The pilots find a mostly empty shuttle except for the dead body of an astronaut that lands on top of them. They move the body to their ship so the doctor can perform an autopsy. He can't find a cause of death, other than the bizarre triangle-shaped incision on the astronaut's stomach. Guess what, everybody? That incision was put there by ... the devil.
We eventually discover lots of entertaining mumbo jumbo about the connections between space travel, the Bermuda Triangle, 666, and Satan's plan to steal heaven from God, but first, our blow-dried hero Giles has to convince Paxton to give him access to the sexy robot, who functions as a sort of distractingly attractive World Wide Web/Wikipedia/Ask Jeeves/spaceship owner's manual. The robot was supposed to be accessible to the entire crew, but Paxton added a security feature giving him sole access. It's heavily implied that Paxton designed the robot, and since we already know Paxton was creeping on Alex, we finally understand why the robot is so sexy. It's because Paxton is a dirty old man. I won't spoil any of the other reveals in case you check this one out, but I will tell you that we get lots of demonic possession in space, which is always fun.
Some of the spaceship's interiors look a bit low-rent, but the exterior shots (which I'm guessing are of handcrafted miniatures) have a suitably awe-inspiring visual presence. The characters and their relations to each other have a natural and lived-in feel, the story remains compelling throughout the running time, and the narrative inconsistencies didn't bother me much, though I'm not someone who really cares about that anyway.
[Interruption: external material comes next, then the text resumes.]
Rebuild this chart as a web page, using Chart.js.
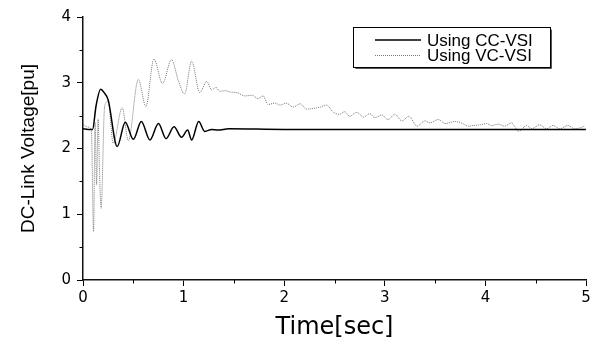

I think of each movie as its own dream, with its own dream logic (yes, even The Garbage Pail Kids Movie and Hollywood Hot Tubs 2: Educating Crystal).
The Dark Side of the Moon is a solid, enjoyable movie about Satan taking over a spaceship with help from the Bermuda Triangle, and we all need a little of this kind of thing in our lives, don't we? Think about how much better the world would be if we had five movies a year about Satan taking over a spaceship with help from the Bermuda Triangle instead of all that superhero shit. I had a good time with this one.